You were thinking about a specific case, as each of the 4 possibilities have a 1/16 chance. If you had multiplied by the number of possible answers, you''d have had 1/4.

~ Dragonus

I think the logic Dragonus used is correct but there is a mistake in the math. There are 256 total possibilities. The probability works out to 29/32 for the second question.

1. The answer is 1/4 like you thought ... the reason ... the first die is rolled ... and there is a 100% chance that it lands on SOME number ... then the second die ... has an equal chance to hit each number (1 in 4) ... so no matter what number it is ... there is a 1 in 4 chance it will match the second die.

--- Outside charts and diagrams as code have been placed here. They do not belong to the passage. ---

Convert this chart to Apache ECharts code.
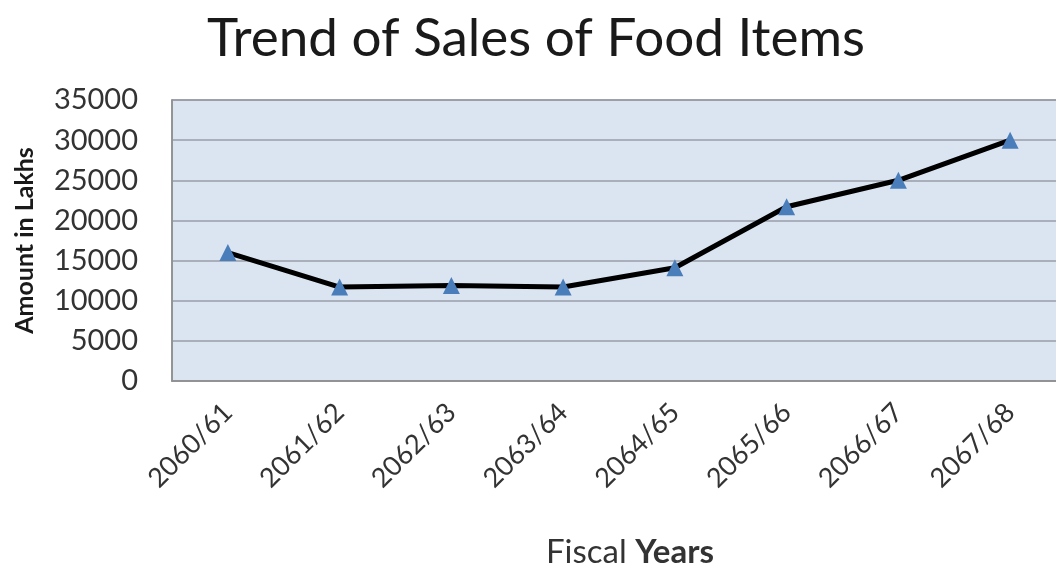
<!DOCTYPE html>
<html>
<head>
<meta charset="utf-8">
<title>Trend of Sales of Food Items</title>
<script src="https://cdn.jsdelivr.net/npm/echarts@6/dist/echarts.min.js"></script>
<style>
  html, body { margin: 0; padding: 0; background: #ffffff; }
  #chart { width: 1056px; height: 569px; }
</style>
</head>
<body>
<div id="chart"></div>
<script>
// Fiscal years (Bikram Sambat) and yearly sales of food items, in lakhs
const fiscalYears = ['2060/61', '2061/62', '2062/63', '2063/64', '2064/65', '2065/66', '2066/67', '2067/68'];
const salesAmount = [16000, 11700, 11900, 11700, 14100, 21700, 25000, 30000];
const yTicks = { min: 0, max: 35000, interval: 5000 };

const FONT = 'Lato, "Open Sans", sans-serif';

const chart = echarts.init(document.getElementById('chart'), null, { renderer: 'canvas' });

chart.setOption({
  backgroundColor: '#ffffff',
  animation: false,
  title: {
    text: 'Trend of Sales of Food Items',
    left: 531,
    textAlign: 'center',
    top: 7,
    textStyle: { fontFamily: FONT, fontSize: 53, fontWeight: 'normal', color: '#1a1a1a' }
  },
  grid: {
    left: 172,
    right: -10,
    top: 100,
    bottom: 188,
    outerBoundsMode: 'none',
    containLabel: false,
    show: true,
    backgroundColor: '#dbe5f1',
    borderColor: '#8e8e8e',
    borderWidth: 1.5
  },
  xAxis: {
    type: 'category',
    data: fiscalYears,
    boundaryGap: true,
    name: '{a|Fiscal }{b|Years}',
    nameLocation: 'middle',
    nameGap: 155,
    nameTextStyle: {
      padding: [0, 0, 0, 22],
      rich: {
        a: { fontFamily: FONT, fontSize: 33, color: '#333333' },
        b: { fontFamily: FONT, fontSize: 33, fontWeight: 'bold', color: '#333333' }
      }
    },
    axisLine: { show: true, lineStyle: { color: '#8e8e8e', width: 1.5 } },
    axisTick: { show: false },
    axisLabel: {
      rotate: 45,
      margin: 27,
      fontFamily: FONT,
      fontSize: 27,
      color: '#333333'
    },
    splitLine: { show: false }
  },
  yAxis: {
    type: 'value',
    min: yTicks.min,
    max: yTicks.max,
    interval: yTicks.interval,
    name: 'Amount in Lakhs',
    nameLocation: 'middle',
    nameGap: 135,
    nameRotate: 90,
    nameTextStyle: { fontFamily: FONT, fontSize: 25, fontWeight: 'bold', color: '#1a1a1a' },
    axisLine: { show: true, lineStyle: { color: '#8e8e8e', width: 1.5 } },
    axisTick: { show: false },
    axisLabel: {
      margin: 34,
      formatter: (v) => String(v),
      fontFamily: FONT,
      fontSize: 29,
      color: '#333333'
    },
    splitLine: { show: true, lineStyle: { color: '#9a9ea8', width: 1.5 } }
  },
  series: [{
    type: 'line',
    data: salesAmount,
    symbol: 'triangle',
    symbolSize: 17,
    lineStyle: { color: '#000000', width: 5 },
    itemStyle: { color: '#4a7ebb', borderWidth: 0 },
    z: 3
  }]
});
</script>
</body>
</html>
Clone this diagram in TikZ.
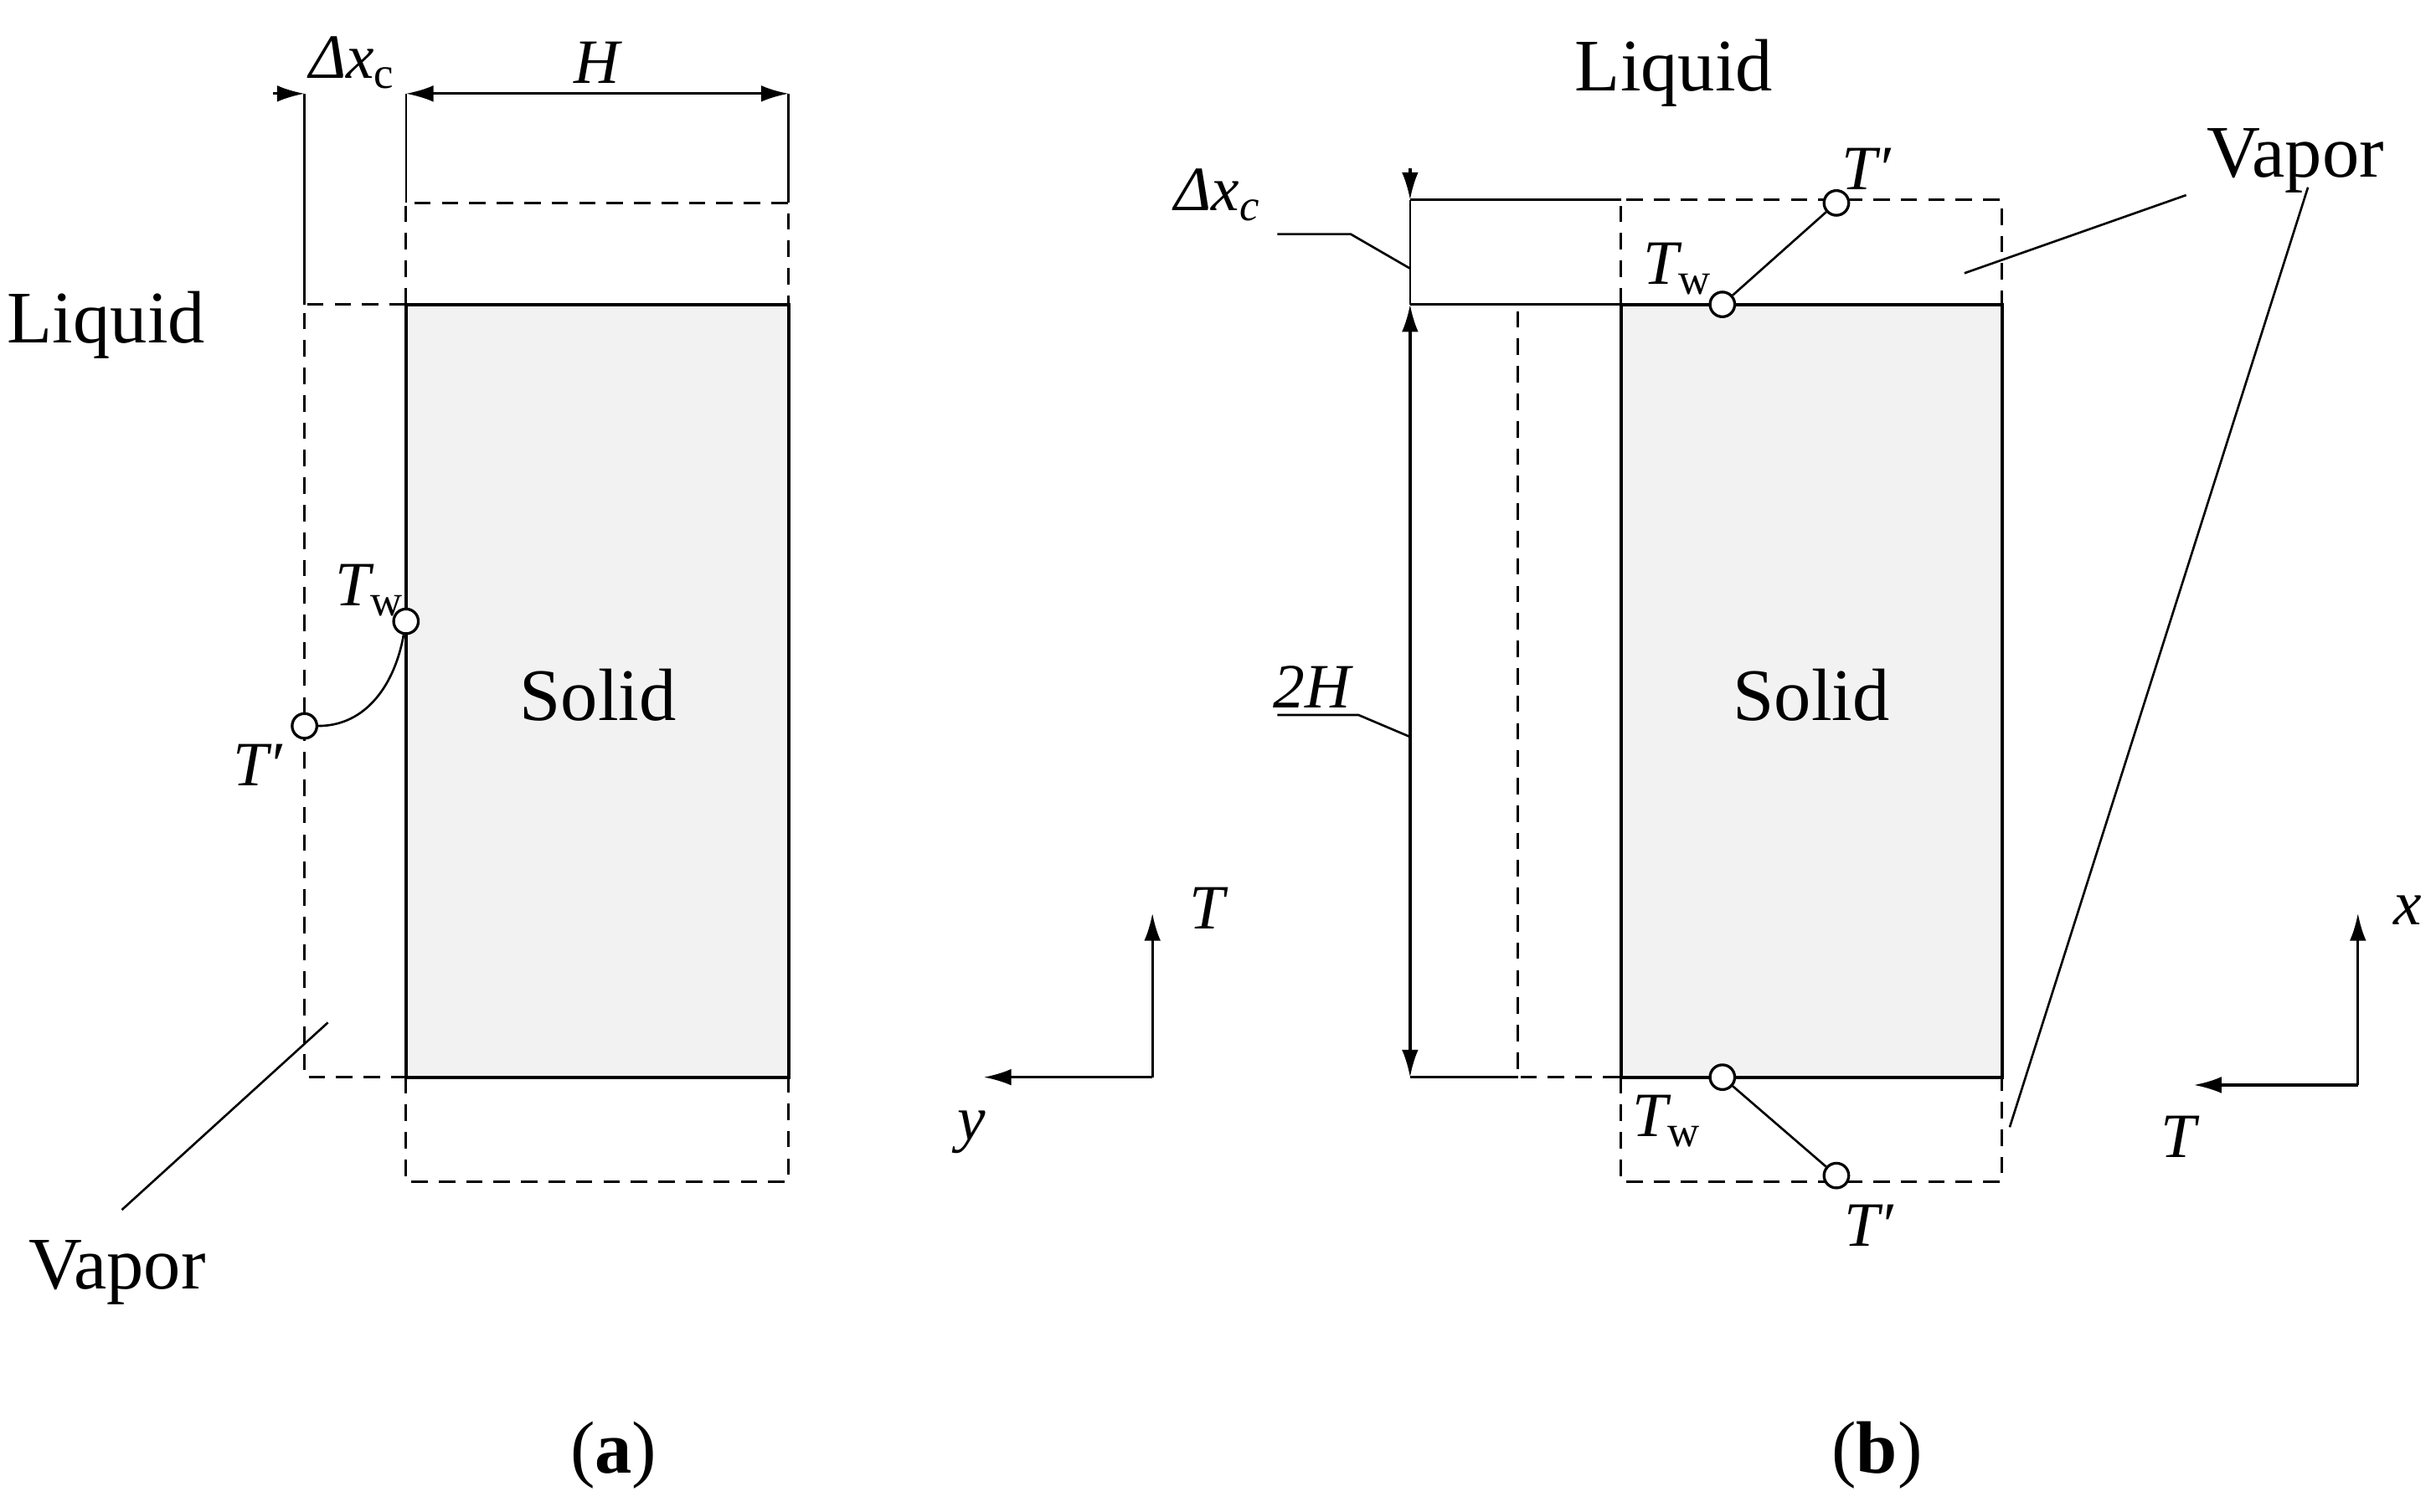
\documentclass[tikz,border=0pt]{standalone}
\usepackage{fontspec}
\setmainfont{Liberation Serif}
\usetikzlibrary{arrows.meta}
\definecolor{solidfill}{HTML}{F2F2F2}
\begin{document}
\begin{tikzpicture}[x=0.01cm,y=-0.01cm,
  big/.style={font=\fontsize{13.5}{16}\selectfont},
  lab/.style={font=\fontsize{11.5}{14}\selectfont\itshape},
  dsh/.style={densely dashed,line width=0.5pt},
  thin/.style={line width=0.4pt},
  arr/.style={-{Latex[length=5pt,width=3pt]},line width=0.5pt},
  darr/.style={{Latex[length=5pt,width=3pt]}-{Latex[length=5pt,width=3pt]},line width=0.5pt},
  pt/.style={circle,draw,fill=white,inner sep=0pt,minimum size=4.5pt,line width=0.5pt}]
\useasboundingbox (0,0) rectangle (1560,968);
% ---------- (a)
\draw[line width=0.6pt,fill=solidfill] (260,195) rectangle (505,690);
\draw[dsh] (260,195) -- (260,130) -- (505,130) -- (505,195);
\draw[dsh] (260,690) -- (260,757) -- (505,757) -- (505,690);
\draw[dsh] (260,195) -- (195,195) -- (195,690) -- (260,690);
\draw[thin] (195,195) -- (195,60);
\draw[thin] (260,130) -- (260,60);
\draw[thin] (505,130) -- (505,60);
\coordinate (a0) at (175,60); \coordinate (a1) at (195,60);
\coordinate (a2) at (260,60); \coordinate (a3) at (505,60);
\draw[arr] (a0) -- (a1);
\draw[darr] (a2) -- (a3);
\node[lab] (adx) at (226,40) {\textit{Δx}\textsubscript{\upshape c}};
\node[lab] (aH) at (382,40) {H};
\node[pt] (atw) at (260,398) {};
\node[pt] (atp) at (195,465) {};
\draw[thin] (atp) to[out=0,in=-100] (atw);
\node[lab] (atwl) at (237,378) {T\textsubscript{\upshape w}};
\node[lab] (atpl) at (165,490) {T′};
\node[big] (aliq) at (68,208) {Liquid};
\node[big] (asol) at (383,445) {Solid};
\node[big] (avap) at (75,815) {Vapor};
\coordinate (av1) at (78,775); \coordinate (av2) at (210,655);
\draw[thin] (av1) -- (av2);
\coordinate (ao) at (738,690); \coordinate (aT) at (738,585); \coordinate (ay) at (630,690);
\draw[arr] (ao) -- (aT); \draw[arr] (ao) -- (ay);
\node[lab] (aTl) at (773,582) {T};
\node[lab] (ayl) at (622,725) {y};
\node[big] (acap) at (393,932) {(\textbf{a})};
% ---------- (b)
\draw[line width=0.6pt,fill=solidfill] (1038,195) rectangle (1282,690);
\draw[dsh] (1038,195) -- (1038,128) -- (1282,128) -- (1282,195);
\draw[dsh] (1038,690) -- (1038,757) -- (1282,757) -- (1282,690);
\draw[dsh] (1038,195) -- (972,195) -- (972,690) -- (1038,690);
\draw[thin] (903,128) -- (1038,128);
\draw[thin] (903,195) -- (1038,195);
\draw[thin] (903,690) -- (972,690);
\draw[thin] (903,128) -- (903,195);
\coordinate (b0) at (903,108); \coordinate (b1) at (903,128);
\coordinate (b2) at (903,195); \coordinate (b3) at (903,690);
\draw[arr] (b0) -- (b1);
\draw[darr] (b2) -- (b3);
\node[lab] (bdx) at (780,125) {\textit{Δx\textsubscript{c}}};
\draw[thin] (818,150) -- (865,150) -- (903,172);
\node[lab] (b2H) at (840,440) {2H};
\draw[thin] (818,458) -- (870,458) -- (903,472);
\node[pt] (btw1) at (1103,195) {};
\node[pt] (btp1) at (1176,130) {};
\draw[thin] (btw1) -- (btp1);
\node[pt] (btw2) at (1103,690) {};
\node[pt] (btp2) at (1176,753) {};
\draw[thin] (btw2) -- (btp2);
\node[lab] (btw1l) at (1075,172) {T\textsubscript{\upshape w}};
\node[lab] (btp1l) at (1195,108) {T′};
\node[lab] (btw2l) at (1068,718) {T\textsubscript{\upshape w}};
\node[lab] (btp2l) at (1197,785) {T′};
\node[big] (bliq) at (1072,47) {Liquid};
\node[big] (bsol) at (1160,445) {Solid};
\node[big] (bvap) at (1470,103) {Vapor};
\coordinate (bv1) at (1400,125); \coordinate (bv2) at (1258,175);
\coordinate (bv3) at (1478,120); \coordinate (bv4) at (1287,722);
\draw[thin] (bv1) -- (bv2); \draw[thin] (bv3) -- (bv4);
\coordinate (bo) at (1510,695); \coordinate (bx) at (1510,585); \coordinate (bT) at (1405,695);
\draw[arr] (bo) -- (bx); \draw[arr] (bo) -- (bT);
\node[lab] (bxl) at (1542,583) {x};
\node[lab] (bTl) at (1395,728) {T};
\node[big] (bcap) at (1202,932) {(\textbf{b})};
\end{tikzpicture}
\end{document}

2. For this kind of problem i often attack it like this: the first die roll is A ... there is a 1/4 chance that the second die roll matches it ... so with just 2 ... it''s one in 4 ... now ... IF that fails ... then there are 2 different numbers A and B ... and the third die has a 2 in 4 chance of matching one of those .... ... but if that fails ... there are 3 numbers .... so then the last die has a 3 in 4 chance of matching ond of them .... so expressed as math that is:

prob of 2 matches = chance of second die matching + chance of second die failing but third matching + chance of 2 and 3 failing but fourth mathcing ... so those expressions are ...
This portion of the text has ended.